[start Available data]

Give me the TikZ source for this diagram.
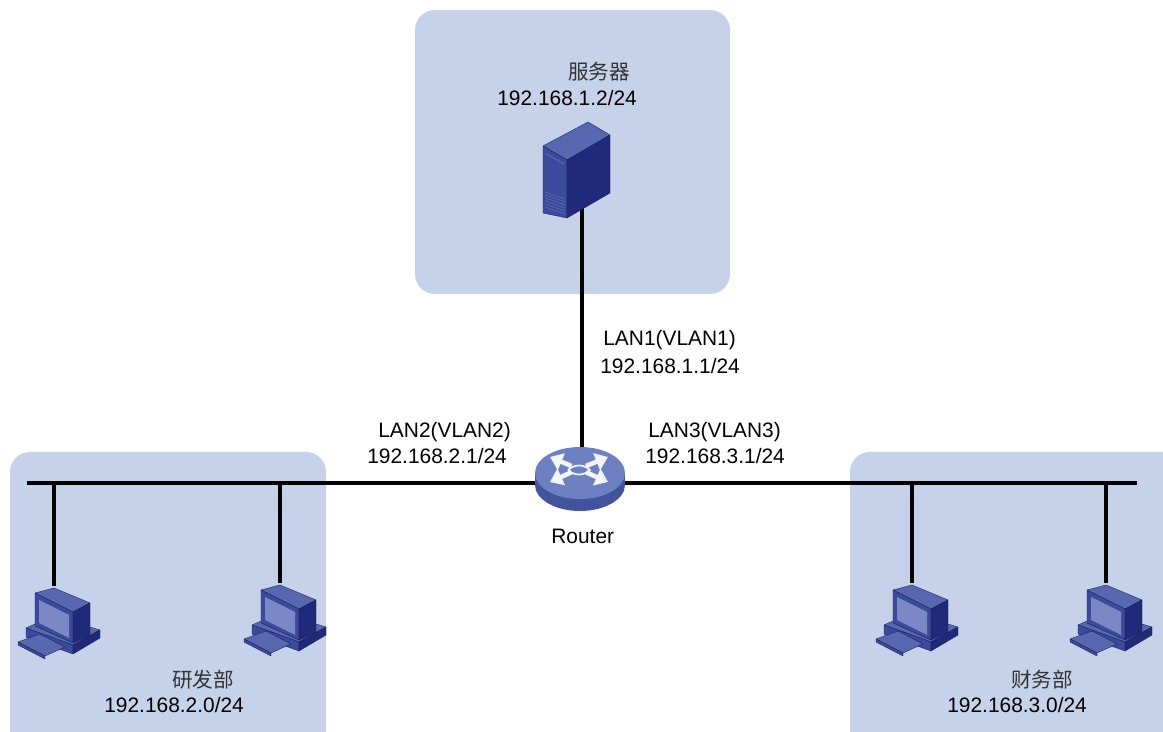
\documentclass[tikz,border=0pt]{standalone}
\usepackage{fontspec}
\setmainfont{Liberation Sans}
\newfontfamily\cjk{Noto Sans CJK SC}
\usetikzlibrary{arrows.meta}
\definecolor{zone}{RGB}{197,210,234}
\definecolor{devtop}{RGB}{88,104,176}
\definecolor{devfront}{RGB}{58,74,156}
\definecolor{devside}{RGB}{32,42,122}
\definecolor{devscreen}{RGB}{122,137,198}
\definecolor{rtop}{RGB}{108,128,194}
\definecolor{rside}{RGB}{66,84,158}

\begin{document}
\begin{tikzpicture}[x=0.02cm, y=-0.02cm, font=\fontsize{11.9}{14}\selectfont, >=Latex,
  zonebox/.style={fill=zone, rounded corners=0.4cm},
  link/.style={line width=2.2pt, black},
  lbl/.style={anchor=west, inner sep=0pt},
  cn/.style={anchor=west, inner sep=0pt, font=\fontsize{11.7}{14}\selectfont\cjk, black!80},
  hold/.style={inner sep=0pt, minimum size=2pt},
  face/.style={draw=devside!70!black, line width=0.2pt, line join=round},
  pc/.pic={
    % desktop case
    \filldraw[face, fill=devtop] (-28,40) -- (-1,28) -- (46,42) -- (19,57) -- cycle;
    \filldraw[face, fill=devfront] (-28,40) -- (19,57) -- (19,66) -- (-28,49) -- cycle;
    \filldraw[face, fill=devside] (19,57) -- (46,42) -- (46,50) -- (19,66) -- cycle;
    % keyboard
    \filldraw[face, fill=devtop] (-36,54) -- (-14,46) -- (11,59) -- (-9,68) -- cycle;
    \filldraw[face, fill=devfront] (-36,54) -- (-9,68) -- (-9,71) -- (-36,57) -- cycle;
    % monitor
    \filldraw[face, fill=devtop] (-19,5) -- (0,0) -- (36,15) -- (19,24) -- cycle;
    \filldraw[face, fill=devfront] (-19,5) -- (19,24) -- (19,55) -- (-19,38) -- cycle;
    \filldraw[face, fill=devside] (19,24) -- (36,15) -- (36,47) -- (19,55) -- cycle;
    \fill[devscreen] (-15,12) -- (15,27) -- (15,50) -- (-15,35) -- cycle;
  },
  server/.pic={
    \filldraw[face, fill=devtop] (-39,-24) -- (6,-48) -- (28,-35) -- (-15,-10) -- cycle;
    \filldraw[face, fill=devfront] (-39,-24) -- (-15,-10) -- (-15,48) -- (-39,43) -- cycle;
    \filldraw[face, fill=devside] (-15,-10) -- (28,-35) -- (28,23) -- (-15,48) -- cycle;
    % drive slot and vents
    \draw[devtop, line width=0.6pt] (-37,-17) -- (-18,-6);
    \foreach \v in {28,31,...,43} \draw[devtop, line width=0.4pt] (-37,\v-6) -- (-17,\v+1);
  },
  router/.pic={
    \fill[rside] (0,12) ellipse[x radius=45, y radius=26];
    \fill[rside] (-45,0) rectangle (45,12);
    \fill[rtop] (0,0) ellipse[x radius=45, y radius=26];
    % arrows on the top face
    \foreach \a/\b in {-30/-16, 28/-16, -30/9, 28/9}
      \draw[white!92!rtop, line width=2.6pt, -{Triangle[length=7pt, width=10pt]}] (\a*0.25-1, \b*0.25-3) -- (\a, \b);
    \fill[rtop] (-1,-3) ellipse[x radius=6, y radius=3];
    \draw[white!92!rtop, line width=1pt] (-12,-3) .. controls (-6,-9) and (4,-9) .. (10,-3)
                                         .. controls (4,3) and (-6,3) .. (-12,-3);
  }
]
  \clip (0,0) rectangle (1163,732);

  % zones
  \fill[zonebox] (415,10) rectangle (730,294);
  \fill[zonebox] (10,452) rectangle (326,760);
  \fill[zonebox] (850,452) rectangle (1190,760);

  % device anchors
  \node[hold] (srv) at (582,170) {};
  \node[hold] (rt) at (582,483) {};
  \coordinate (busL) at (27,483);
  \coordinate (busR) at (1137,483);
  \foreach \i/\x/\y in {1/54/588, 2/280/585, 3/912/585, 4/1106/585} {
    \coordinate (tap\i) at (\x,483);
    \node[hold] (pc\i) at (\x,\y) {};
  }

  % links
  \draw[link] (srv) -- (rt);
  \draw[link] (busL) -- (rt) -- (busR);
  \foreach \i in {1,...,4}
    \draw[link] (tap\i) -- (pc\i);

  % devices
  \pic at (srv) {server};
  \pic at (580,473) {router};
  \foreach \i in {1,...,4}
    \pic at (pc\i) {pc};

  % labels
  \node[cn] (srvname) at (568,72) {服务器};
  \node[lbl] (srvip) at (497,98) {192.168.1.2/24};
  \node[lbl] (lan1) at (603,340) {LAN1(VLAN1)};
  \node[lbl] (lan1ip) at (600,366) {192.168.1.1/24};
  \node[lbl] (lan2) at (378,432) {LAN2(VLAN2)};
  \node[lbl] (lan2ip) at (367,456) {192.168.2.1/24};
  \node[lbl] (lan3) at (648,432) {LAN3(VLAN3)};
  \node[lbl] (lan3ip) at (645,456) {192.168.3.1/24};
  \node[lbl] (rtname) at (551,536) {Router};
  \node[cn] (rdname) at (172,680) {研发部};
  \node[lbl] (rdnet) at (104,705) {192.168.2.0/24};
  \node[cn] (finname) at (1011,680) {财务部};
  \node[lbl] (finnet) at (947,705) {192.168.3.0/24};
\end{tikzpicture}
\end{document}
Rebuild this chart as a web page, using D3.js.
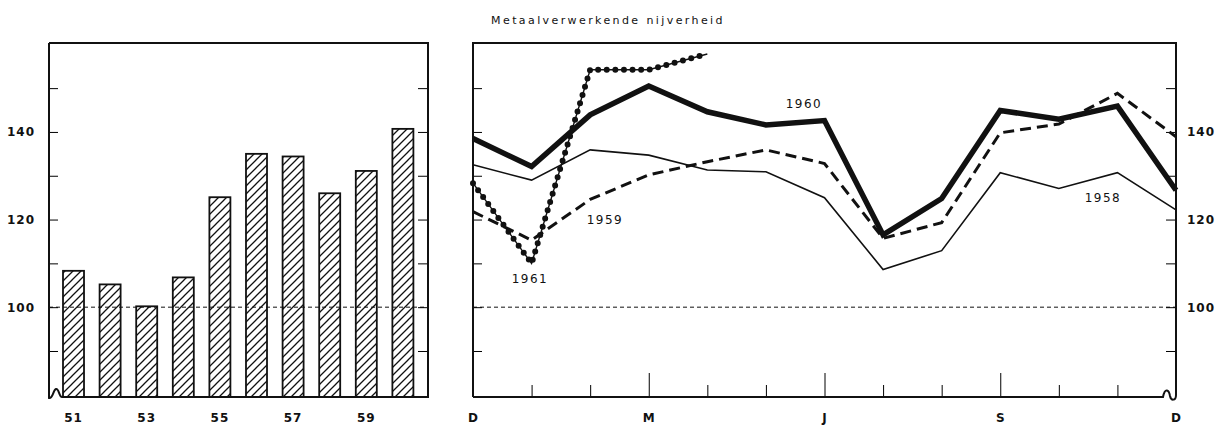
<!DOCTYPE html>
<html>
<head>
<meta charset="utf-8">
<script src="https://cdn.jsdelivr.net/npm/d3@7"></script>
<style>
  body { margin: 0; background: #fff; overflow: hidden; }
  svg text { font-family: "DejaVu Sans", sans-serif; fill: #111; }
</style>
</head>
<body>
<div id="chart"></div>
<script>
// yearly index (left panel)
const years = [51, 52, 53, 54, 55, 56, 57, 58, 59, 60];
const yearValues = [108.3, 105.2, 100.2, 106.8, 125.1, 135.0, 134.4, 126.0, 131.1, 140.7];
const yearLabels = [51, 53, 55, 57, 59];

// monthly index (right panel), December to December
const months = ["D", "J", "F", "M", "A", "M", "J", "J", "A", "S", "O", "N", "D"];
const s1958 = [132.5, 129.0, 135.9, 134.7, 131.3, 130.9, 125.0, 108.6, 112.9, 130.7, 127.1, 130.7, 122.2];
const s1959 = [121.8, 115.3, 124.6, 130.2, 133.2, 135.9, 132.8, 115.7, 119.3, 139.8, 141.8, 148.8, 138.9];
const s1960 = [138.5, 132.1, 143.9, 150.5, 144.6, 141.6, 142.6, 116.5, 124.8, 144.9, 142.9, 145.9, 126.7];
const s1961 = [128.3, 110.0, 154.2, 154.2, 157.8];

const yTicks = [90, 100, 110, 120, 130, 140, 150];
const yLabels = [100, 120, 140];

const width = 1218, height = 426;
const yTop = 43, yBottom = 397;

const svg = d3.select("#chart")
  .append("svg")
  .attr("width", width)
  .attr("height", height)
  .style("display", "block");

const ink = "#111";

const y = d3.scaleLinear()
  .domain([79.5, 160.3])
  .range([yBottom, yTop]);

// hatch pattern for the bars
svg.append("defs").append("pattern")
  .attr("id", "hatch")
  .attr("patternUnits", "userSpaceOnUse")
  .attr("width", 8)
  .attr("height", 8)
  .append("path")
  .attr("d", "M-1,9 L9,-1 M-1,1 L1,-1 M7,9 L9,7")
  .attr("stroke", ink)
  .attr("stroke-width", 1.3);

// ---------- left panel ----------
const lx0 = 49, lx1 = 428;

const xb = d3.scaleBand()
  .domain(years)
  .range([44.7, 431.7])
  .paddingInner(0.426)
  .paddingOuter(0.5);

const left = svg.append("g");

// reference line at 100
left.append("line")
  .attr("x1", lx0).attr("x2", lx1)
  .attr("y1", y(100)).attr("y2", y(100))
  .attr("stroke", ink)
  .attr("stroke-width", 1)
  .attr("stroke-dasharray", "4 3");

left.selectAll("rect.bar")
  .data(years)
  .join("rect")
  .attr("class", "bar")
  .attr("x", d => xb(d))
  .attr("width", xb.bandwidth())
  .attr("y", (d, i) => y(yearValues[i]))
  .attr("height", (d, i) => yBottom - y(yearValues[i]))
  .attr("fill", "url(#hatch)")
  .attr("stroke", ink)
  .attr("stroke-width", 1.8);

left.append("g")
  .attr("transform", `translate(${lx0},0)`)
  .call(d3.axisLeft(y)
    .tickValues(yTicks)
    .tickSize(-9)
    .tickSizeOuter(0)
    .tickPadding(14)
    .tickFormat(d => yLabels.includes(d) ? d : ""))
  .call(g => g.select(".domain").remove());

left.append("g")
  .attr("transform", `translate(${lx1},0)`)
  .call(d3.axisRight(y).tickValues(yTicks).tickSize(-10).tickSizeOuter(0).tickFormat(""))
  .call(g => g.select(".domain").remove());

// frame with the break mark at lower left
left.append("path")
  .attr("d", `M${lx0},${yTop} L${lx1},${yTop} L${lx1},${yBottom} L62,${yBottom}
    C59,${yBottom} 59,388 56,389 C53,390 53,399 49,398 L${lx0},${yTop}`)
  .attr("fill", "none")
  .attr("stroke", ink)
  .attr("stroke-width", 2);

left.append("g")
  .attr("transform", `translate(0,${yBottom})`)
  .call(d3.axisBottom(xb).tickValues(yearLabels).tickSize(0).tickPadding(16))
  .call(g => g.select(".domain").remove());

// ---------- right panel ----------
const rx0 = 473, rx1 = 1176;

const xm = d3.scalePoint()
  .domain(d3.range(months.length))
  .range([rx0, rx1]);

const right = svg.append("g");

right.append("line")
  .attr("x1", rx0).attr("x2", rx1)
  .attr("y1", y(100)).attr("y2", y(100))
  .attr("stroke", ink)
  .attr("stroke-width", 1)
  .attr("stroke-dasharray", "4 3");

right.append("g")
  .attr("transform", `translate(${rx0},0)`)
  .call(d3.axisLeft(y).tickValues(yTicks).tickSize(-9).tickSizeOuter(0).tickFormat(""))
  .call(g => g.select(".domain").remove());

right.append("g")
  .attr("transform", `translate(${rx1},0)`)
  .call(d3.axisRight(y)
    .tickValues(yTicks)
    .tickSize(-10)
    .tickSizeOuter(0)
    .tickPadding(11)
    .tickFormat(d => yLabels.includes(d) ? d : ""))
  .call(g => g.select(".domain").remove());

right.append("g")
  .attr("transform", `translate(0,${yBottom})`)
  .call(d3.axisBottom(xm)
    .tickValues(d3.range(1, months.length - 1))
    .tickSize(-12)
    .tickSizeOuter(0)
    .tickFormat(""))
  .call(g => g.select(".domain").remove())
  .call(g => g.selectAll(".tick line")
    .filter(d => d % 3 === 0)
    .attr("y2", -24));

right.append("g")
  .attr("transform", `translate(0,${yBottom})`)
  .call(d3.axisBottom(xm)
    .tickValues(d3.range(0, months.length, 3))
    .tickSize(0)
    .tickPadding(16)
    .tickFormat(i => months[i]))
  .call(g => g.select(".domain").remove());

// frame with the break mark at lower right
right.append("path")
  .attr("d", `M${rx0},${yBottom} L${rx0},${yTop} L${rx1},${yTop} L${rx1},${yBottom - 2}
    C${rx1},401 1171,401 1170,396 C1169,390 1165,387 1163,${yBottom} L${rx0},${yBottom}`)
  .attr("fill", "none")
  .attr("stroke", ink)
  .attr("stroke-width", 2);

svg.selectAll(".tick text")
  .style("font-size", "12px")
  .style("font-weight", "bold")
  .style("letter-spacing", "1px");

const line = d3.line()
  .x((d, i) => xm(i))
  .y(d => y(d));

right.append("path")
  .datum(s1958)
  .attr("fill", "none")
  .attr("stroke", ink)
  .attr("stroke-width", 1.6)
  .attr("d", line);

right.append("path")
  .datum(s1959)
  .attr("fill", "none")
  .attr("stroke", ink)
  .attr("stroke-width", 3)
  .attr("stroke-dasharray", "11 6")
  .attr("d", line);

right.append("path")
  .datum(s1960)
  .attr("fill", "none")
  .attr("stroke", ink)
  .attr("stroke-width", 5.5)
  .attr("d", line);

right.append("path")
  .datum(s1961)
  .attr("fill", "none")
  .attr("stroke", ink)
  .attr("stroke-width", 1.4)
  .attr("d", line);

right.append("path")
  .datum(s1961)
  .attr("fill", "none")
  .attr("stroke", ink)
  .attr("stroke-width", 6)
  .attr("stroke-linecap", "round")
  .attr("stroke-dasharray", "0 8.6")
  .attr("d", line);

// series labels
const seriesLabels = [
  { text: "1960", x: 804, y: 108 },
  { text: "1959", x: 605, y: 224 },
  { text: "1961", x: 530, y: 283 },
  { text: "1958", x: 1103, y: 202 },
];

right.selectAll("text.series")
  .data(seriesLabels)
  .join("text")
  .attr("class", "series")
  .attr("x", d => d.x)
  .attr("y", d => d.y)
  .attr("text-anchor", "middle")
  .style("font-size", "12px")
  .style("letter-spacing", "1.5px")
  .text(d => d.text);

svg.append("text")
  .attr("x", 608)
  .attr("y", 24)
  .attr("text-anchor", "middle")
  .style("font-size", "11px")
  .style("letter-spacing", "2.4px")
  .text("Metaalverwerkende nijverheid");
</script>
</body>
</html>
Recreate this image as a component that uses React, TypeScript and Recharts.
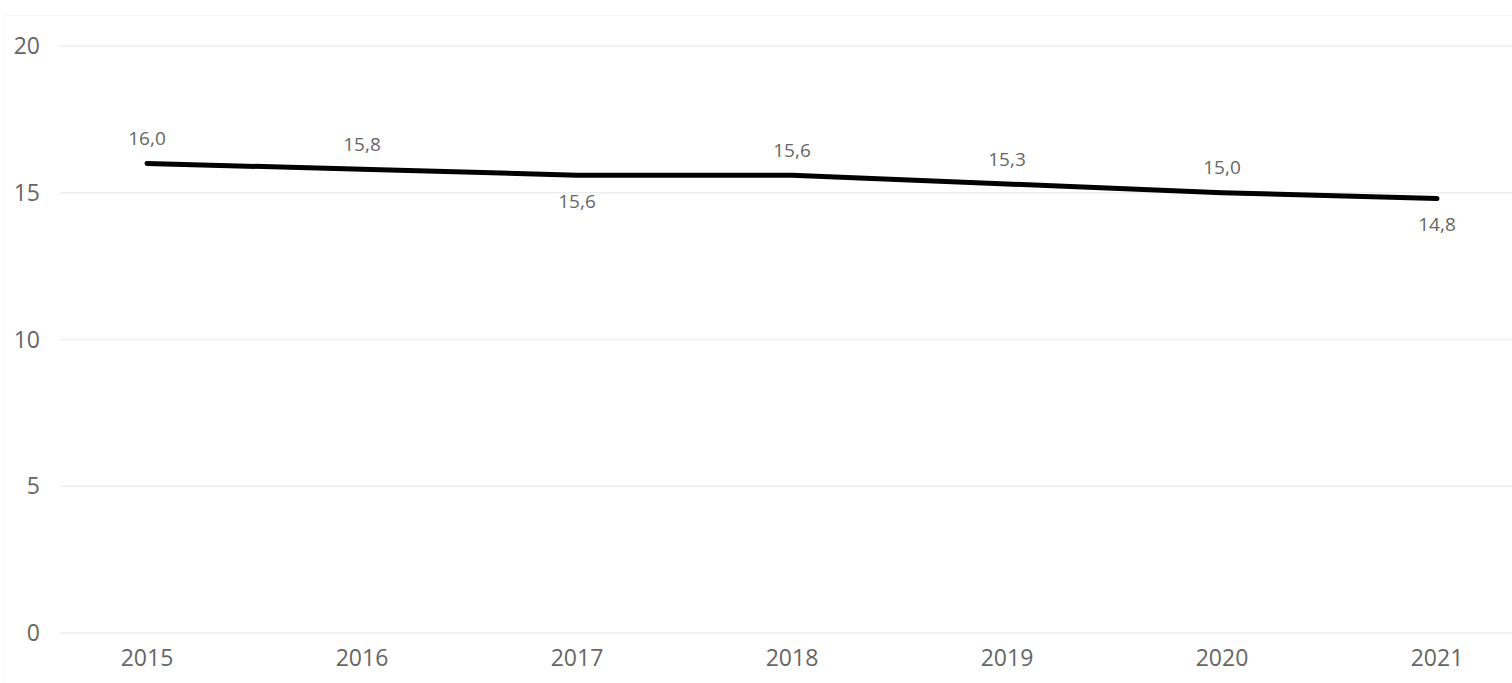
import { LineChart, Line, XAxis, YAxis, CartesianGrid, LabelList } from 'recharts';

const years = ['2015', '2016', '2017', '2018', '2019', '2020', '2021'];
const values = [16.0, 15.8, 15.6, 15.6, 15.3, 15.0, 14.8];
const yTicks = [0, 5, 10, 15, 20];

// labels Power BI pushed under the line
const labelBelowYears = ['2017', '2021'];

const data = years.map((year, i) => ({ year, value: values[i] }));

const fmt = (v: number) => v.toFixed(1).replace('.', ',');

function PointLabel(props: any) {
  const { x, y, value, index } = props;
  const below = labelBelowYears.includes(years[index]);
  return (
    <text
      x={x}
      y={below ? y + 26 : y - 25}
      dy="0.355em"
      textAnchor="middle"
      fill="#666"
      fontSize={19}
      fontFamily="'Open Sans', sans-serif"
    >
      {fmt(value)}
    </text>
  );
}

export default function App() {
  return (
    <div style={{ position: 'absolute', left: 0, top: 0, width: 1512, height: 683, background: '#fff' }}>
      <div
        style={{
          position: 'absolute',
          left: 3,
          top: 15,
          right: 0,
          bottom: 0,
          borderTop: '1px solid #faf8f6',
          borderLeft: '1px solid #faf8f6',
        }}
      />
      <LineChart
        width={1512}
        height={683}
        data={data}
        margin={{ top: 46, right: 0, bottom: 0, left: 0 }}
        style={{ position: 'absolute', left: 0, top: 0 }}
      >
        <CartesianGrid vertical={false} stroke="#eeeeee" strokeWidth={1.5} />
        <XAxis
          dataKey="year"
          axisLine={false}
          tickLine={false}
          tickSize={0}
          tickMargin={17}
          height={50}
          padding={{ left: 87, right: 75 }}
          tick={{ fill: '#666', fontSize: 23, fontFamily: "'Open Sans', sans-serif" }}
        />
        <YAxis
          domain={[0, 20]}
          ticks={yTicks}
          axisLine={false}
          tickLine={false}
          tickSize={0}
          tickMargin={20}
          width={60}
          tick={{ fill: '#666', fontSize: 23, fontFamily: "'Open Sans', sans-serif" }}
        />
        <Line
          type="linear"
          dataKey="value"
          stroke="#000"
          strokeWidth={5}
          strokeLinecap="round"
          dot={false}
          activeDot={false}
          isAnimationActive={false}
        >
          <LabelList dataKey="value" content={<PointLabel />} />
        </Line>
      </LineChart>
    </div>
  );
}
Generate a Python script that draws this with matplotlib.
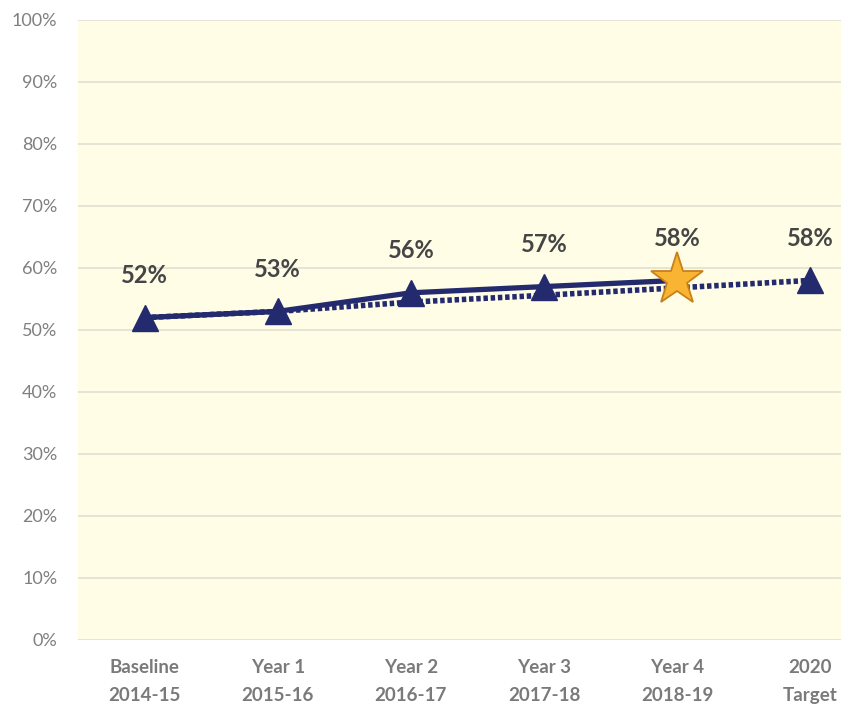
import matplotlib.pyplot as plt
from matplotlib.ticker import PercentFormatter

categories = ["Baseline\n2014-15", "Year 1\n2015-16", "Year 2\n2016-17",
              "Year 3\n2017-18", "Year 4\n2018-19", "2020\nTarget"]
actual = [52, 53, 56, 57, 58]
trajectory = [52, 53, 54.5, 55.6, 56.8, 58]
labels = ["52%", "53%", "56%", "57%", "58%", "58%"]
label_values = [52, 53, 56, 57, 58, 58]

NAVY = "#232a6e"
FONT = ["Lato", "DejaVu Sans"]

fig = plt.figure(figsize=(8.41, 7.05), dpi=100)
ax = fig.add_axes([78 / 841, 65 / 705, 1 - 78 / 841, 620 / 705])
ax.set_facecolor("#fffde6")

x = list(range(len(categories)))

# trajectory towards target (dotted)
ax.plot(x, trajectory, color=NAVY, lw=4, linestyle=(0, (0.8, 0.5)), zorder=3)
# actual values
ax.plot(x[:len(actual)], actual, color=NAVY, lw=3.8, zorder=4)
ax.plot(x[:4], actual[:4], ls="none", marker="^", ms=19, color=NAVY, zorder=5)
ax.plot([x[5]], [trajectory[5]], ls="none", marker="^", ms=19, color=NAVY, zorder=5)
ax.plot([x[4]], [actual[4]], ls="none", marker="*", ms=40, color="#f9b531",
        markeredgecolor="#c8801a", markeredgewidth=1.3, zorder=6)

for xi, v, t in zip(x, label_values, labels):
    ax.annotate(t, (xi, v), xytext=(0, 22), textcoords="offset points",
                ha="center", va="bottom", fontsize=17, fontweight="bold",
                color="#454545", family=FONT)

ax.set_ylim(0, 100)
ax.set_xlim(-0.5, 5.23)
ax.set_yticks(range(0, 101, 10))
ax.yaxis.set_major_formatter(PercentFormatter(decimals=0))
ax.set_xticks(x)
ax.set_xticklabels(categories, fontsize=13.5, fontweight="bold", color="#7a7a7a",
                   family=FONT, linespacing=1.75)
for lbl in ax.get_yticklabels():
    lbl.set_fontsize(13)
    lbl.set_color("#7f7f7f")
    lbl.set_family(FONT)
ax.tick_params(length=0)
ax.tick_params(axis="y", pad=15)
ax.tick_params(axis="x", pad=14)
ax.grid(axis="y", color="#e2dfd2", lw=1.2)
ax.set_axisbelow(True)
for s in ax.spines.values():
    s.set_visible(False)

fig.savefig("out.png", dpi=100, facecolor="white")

[end Available data]

What the task requires: Using the listing above, show each line holding the string "matplotlib".

Exercise answer:
Generate a Python script that draws this with matplotlib.
import matplotlib.pyplot as plt
from matplotlib.ticker import PercentFormatter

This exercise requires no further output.